Retype the whole listing, please, keeping every line exact and dropping the pictures.

| AVAILABLE DATA |
===============

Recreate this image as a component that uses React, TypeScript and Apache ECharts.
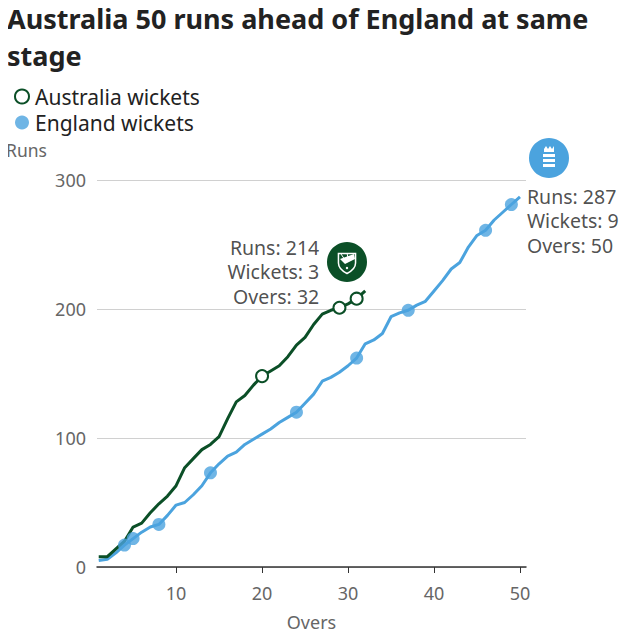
import React, { useEffect, useRef } from "react";
import * as echarts from "echarts";

const ausRuns = [8, 8, 14, 20, 31, 34, 42, 49, 55, 63, 77, 84, 91, 95, 101, 115, 128, 133, 141, 148, 152, 156, 163, 172, 178, 188, 196, 199, 201, 204, 208, 214];
const engRuns = [5, 6, 11, 17, 22, 27, 31, 33, 40, 48, 50, 56, 63, 73, 80, 86, 89, 95, 99, 103, 107, 112, 116, 120, 127, 134, 144, 147, 151, 156, 162, 173, 176, 181, 194, 197, 199, 203, 206, 214, 222, 231, 236, 248, 257, 261, 269, 275, 281, 287];
const ausWicketOvers = [20, 29, 31];
const engWicketOvers = [4, 5, 8, 14, 24, 31, 37, 46, 49];
const xTicks = [10, 20, 30, 40, 50];
const ausLabel = ["Runs: 214", "Wickets: 3", "Overs: 32"];
const engLabel = ["Runs: 287", "Wickets: 9", "Overs: 50"];
const titleLines = ["Australia 50 runs ahead of England at same", "stage"];

const AUS = "#0b4f27";
const ENG = "#4ba3de";
const FONT = "'Noto Sans', 'Open Sans', sans-serif";

const shieldD = "M -9 -10 L 9 -10 L 9 0 C 9 6 4 9 0 11 C -4 9 -9 6 -9 0 Z";
echarts.graphic.registerShape("shield", echarts.graphic.extendPath(shieldD, {}));

export default function App() {
  const ref = useRef<HTMLDivElement>(null);
  useEffect(() => {
    if (!ref.current) return;
    const chart = echarts.init(ref.current, null, { renderer: "svg" });
    const ausData = ausRuns.map((r, i) => [i + 1, r]);
    const engData = engRuns.map((r, i) => [i + 1, r]);
    const ausW = ausWicketOvers.map((o) => [o, ausRuns[o - 1]]);
    const engW = engWicketOvers.map((o) => [o, engRuns[o - 1]]);
    const ausEnd = ausData[ausData.length - 1];
    const engEnd = engData[engData.length - 1];
    const titleStyle = { fontSize: 27, fontWeight: "bold", color: "#222", fontFamily: FONT, lineHeight: 32 };
    chart.setOption({
      animation: false,
      textStyle: { fontFamily: FONT },
      title: titleLines.map((t, i) => ({ text: t, left: 7, top: 2 + i * 37, padding: 0, textStyle: titleStyle })),
      legend: {
        orient: "vertical",
        left: 9,
        top: 81,
        itemWidth: 14,
        itemHeight: 14,
        itemGap: 5,
        textStyle: { fontSize: 21, color: "#222", padding: [0, 0, 0, 1] },
        data: [
          { name: "Australia wickets", icon: "circle", itemStyle: { color: "#fff", borderColor: AUS, borderWidth: 2 } },
          { name: "England wickets", icon: "circle", itemStyle: { color: ENG } },
        ],
        selectedMode: false,
      },
      grid: { left: 97, right: 114, top: 180, bottom: 73 },
      xAxis: {
        type: "value",
        min: 0.8,
        max: 50.7,
        name: "Overs",
        nameLocation: "middle",
        nameGap: 46,
        nameTextStyle: { fontSize: 18, color: "#666" },
        axisLine: { lineStyle: { color: "#333", width: 1.5 } },
        axisTick: { show: true, length: 6, lineStyle: { color: "#333" }, customValues: xTicks },
        axisLabel: { fontSize: 18, color: "#666", margin: 17, customValues: xTicks },
        splitLine: { show: false },
      },
      yAxis: {
        type: "value",
        min: 0,
        max: 300,
        interval: 100,
        axisLine: { show: false },
        axisTick: { show: false },
        axisLabel: { fontSize: 18, color: "#666", margin: 11 },
        splitLine: { lineStyle: { color: "#d0d0d0", width: 1 } },
      },
      series: [
        {
          type: "line",
          data: engData,
          showSymbol: false,
          lineStyle: { color: ENG, width: 3 },
          z: 2,
        },
        {
          type: "line",
          data: ausData,
          showSymbol: false,
          lineStyle: { color: AUS, width: 3 },
          z: 3,
        },
        {
          name: "England wickets",
          type: "scatter",
          data: engW,
          symbolSize: 13,
          itemStyle: { color: ENG },
          z: 4,
        },
        {
          name: "Australia wickets",
          type: "scatter",
          data: ausW,
          symbolSize: 12,
          itemStyle: { color: "#ffffff", borderColor: AUS, borderWidth: 2, opacity: 1 },
          z: 5,
        },
        {
          type: "scatter",
          data: [ausEnd],
          symbolSize: 0,
          silent: true,
          z: 6,
          label: {
            show: true,
            position: "left",
            distance: 44,
            offset: [0, -19],
            align: "right",
            formatter: ausLabel.join("\n"),
            fontSize: 19.5,
            lineHeight: 24.5,
            color: "#222",
            backgroundColor: "#fff",
            padding: [0, 2, 0, 4],
          },
        },
        {
          type: "scatter",
          data: [engEnd],
          symbolSize: 0,
          silent: true,
          z: 6,
          label: {
            show: true,
            position: "right",
            distance: 7,
            offset: [0, 24],
            align: "left",
            formatter: engLabel.join("\n"),
            fontSize: 19.5,
            lineHeight: 24.5,
            color: "#222",
          },
        },
      ],
      graphic: [
        { type: "text", left: 6, top: 141, style: { text: "Runs", fontSize: 17.5, fill: "#666", fontFamily: FONT } },
        {
          type: "group",
          x: 347,
          y: 262,
          children: [
            { type: "circle", shape: { cx: 0, cy: 0, r: 20 }, style: { fill: AUS } },
            { type: "shield", x: 0, y: 1, scaleX: 0.95, scaleY: 0.95, style: { fill: "none", stroke: "#fff", lineWidth: 1.6 } },
            { type: "polygon", shape: { points: [[-7, -3], [7, -8], [8, -3], [-2, 2]] }, style: { fill: "#fff" } },
            { type: "line", shape: { x1: -6, y1: -8, x2: -2, y2: -2 }, style: { stroke: "#fff", lineWidth: 1 } },
            { type: "line", shape: { x1: 0, y1: -9, x2: 1, y2: -4 }, style: { stroke: "#fff", lineWidth: 1 } },
            { type: "circle", shape: { cx: 0, cy: 6, r: 1.2 }, style: { fill: "#fff" } },
          ],
        },
        {
          type: "group",
          x: 549,
          y: 158,
          children: [
            { type: "circle", shape: { cx: 0, cy: 0, r: 20 }, style: { fill: ENG } },
            { type: "polygon", shape: { points: [[-5, -9], [-3, -12], [-1, -9], [1, -12], [3, -9], [5, -12], [5, -6], [-5, -6]] }, style: { fill: "#fff" } },
            { type: "rect", shape: { x: -6, y: -4, width: 12, height: 3 }, style: { fill: "#fff" } },
            { type: "rect", shape: { x: -6, y: 1, width: 12, height: 3 }, style: { fill: "#fff" } },
            { type: "rect", shape: { x: -6, y: 6, width: 12, height: 3 }, style: { fill: "#fff" } },
          ],
        },
      ],
    });
    return () => chart.dispose();
  }, []);
  return <div ref={ref} style={{ width: 640, height: 640, margin: -8 }} />;
}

===============

| RESPONSE TO THIS TASK |
Recreate this image as a component that uses React, TypeScript and Apache ECharts.
import React, { useEffect, useRef } from "react";
import * as echarts from "echarts";

const ausRuns = [8, 8, 14, 20, 31, 34, 42, 49, 55, 63, 77, 84, 91, 95, 101, 115, 128, 133, 141, 148, 152, 156, 163, 172, 178, 188, 196, 199, 201, 204, 208, 214];
const engRuns = [5, 6, 11, 17, 22, 27, 31, 33, 40, 48, 50, 56, 63, 73, 80, 86, 89, 95, 99, 103, 107, 112, 116, 120, 127, 134, 144, 147, 151, 156, 162, 173, 176, 181, 194, 197, 199, 203, 206, 214, 222, 231, 236, 248, 257, 261, 269, 275, 281, 287];
const ausWicketOvers = [20, 29, 31];
const engWicketOvers = [4, 5, 8, 14, 24, 31, 37, 46, 49];
const xTicks = [10, 20, 30, 40, 50];
const ausLabel = ["Runs: 214", "Wickets: 3", "Overs: 32"];
const engLabel = ["Runs: 287", "Wickets: 9", "Overs: 50"];
const titleLines = ["Australia 50 runs ahead of England at same", "stage"];

const AUS = "#0b4f27";
const ENG = "#4ba3de";
const FONT = "'Noto Sans', 'Open Sans', sans-serif";

const shieldD = "M -9 -10 L 9 -10 L 9 0 C 9 6 4 9 0 11 C -4 9 -9 6 -9 0 Z";
echarts.graphic.registerShape("shield", echarts.graphic.extendPath(shieldD, {}));

export default function App() {
  const ref = useRef<HTMLDivElement>(null);
  useEffect(() => {
    if (!ref.current) return;
    const chart = echarts.init(ref.current, null, { renderer: "svg" });
    const ausData = ausRuns.map((r, i) => [i + 1, r]);
    const engData = engRuns.map((r, i) => [i + 1, r]);
    const ausW = ausWicketOvers.map((o) => [o, ausRuns[o - 1]]);
    const engW = engWicketOvers.map((o) => [o, engRuns[o - 1]]);
    const ausEnd = ausData[ausData.length - 1];
    const engEnd = engData[engData.length - 1];
    const titleStyle = { fontSize: 27, fontWeight: "bold", color: "#222", fontFamily: FONT, lineHeight: 32 };
    chart.setOption({
      animation: false,
      textStyle: { fontFamily: FONT },
      title: titleLines.map((t, i) => ({ text: t, left: 7, top: 2 + i * 37, padding: 0, textStyle: titleStyle })),
      legend: {
        orient: "vertical",
        left: 9,
        top: 81,
        itemWidth: 14,
        itemHeight: 14,
        itemGap: 5,
        textStyle: { fontSize: 21, color: "#222", padding: [0, 0, 0, 1] },
        data: [
          { name: "Australia wickets", icon: "circle", itemStyle: { color: "#fff", borderColor: AUS, borderWidth: 2 } },
          { name: "England wickets", icon: "circle", itemStyle: { color: ENG } },
        ],
        selectedMode: false,
      },
      grid: { left: 97, right: 114, top: 180, bottom: 73 },
      xAxis: {
        type: "value",
        min: 0.8,
        max: 50.7,
        name: "Overs",
        nameLocation: "middle",
        nameGap: 46,
        nameTextStyle: { fontSize: 18, color: "#666" },
        axisLine: { lineStyle: { color: "#333", width: 1.5 } },
        axisTick: { show: true, length: 6, lineStyle: { color: "#333" }, customValues: xTicks },
        axisLabel: { fontSize: 18, color: "#666", margin: 17, customValues: xTicks },
        splitLine: { show: false },
      },
      yAxis: {
        type: "value",
        min: 0,
        max: 300,
        interval: 100,
        axisLine: { show: false },
        axisTick: { show: false },
        axisLabel: { fontSize: 18, color: "#666", margin: 11 },
        splitLine: { lineStyle: { color: "#d0d0d0", width: 1 } },
      },
      series: [
        {
          type: "line",
          data: engData,
          showSymbol: false,
          lineStyle: { color: ENG, width: 3 },
          z: 2,
        },
        {
          type: "line",
          data: ausData,
          showSymbol: false,
          lineStyle: { color: AUS, width: 3 },
          z: 3,
        },
        {
          name: "England wickets",
          type: "scatter",
          data: engW,
          symbolSize: 13,
          itemStyle: { color: ENG },
          z: 4,
        },
        {
          name: "Australia wickets",
          type: "scatter",
          data: ausW,
          symbolSize: 12,
          itemStyle: { color: "#ffffff", borderColor: AUS, borderWidth: 2, opacity: 1 },
          z: 5,
        },
        {
          type: "scatter",
          data: [ausEnd],
          symbolSize: 0,
          silent: true,
          z: 6,
          label: {
            show: true,
            position: "left",
            distance: 44,
            offset: [0, -19],
            align: "right",
            formatter: ausLabel.join("\n"),
            fontSize: 19.5,
            lineHeight: 24.5,
            color: "#222",
            backgroundColor: "#fff",
            padding: [0, 2, 0, 4],
          },
        },
        {
          type: "scatter",
          data: [engEnd],
          symbolSize: 0,
          silent: true,
          z: 6,
          label: {
            show: true,
            position: "right",
            distance: 7,
            offset: [0, 24],
            align: "left",
            formatter: engLabel.join("\n"),
            fontSize: 19.5,
            lineHeight: 24.5,
            color: "#222",
          },
        },
      ],
      graphic: [
        { type: "text", left: 6, top: 141, style: { text: "Runs", fontSize: 17.5, fill: "#666", fontFamily: FONT } },
        {
          type: "group",
          x: 347,
          y: 262,
          children: [
            { type: "circle", shape: { cx: 0, cy: 0, r: 20 }, style: { fill: AUS } },
            { type: "shield", x: 0, y: 1, scaleX: 0.95, scaleY: 0.95, style: { fill: "none", stroke: "#fff", lineWidth: 1.6 } },
            { type: "polygon", shape: { points: [[-7, -3], [7, -8], [8, -3], [-2, 2]] }, style: { fill: "#fff" } },
            { type: "line", shape: { x1: -6, y1: -8, x2: -2, y2: -2 }, style: { stroke: "#fff", lineWidth: 1 } },
            { type: "line", shape: { x1: 0, y1: -9, x2: 1, y2: -4 }, style: { stroke: "#fff", lineWidth: 1 } },
            { type: "circle", shape: { cx: 0, cy: 6, r: 1.2 }, style: { fill: "#fff" } },
          ],
        },
        {
          type: "group",
          x: 549,
          y: 158,
          children: [
            { type: "circle", shape: { cx: 0, cy: 0, r: 20 }, style: { fill: ENG } },
            { type: "polygon", shape: { points: [[-5, -9], [-3, -12], [-1, -9], [1, -12], [3, -9], [5, -12], [5, -6], [-5, -6]] }, style: { fill: "#fff" } },
            { type: "rect", shape: { x: -6, y: -4, width: 12, height: 3 }, style: { fill: "#fff" } },
            { type: "rect", shape: { x: -6, y: 1, width: 12, height: 3 }, style: { fill: "#fff" } },
            { type: "rect", shape: { x: -6, y: 6, width: 12, height: 3 }, style: { fill: "#fff" } },
          ],
        },
      ],
    });
    return () => chart.dispose();
  }, []);
  return <div ref={ref} style={{ width: 640, height: 640, margin: -8 }} />;
}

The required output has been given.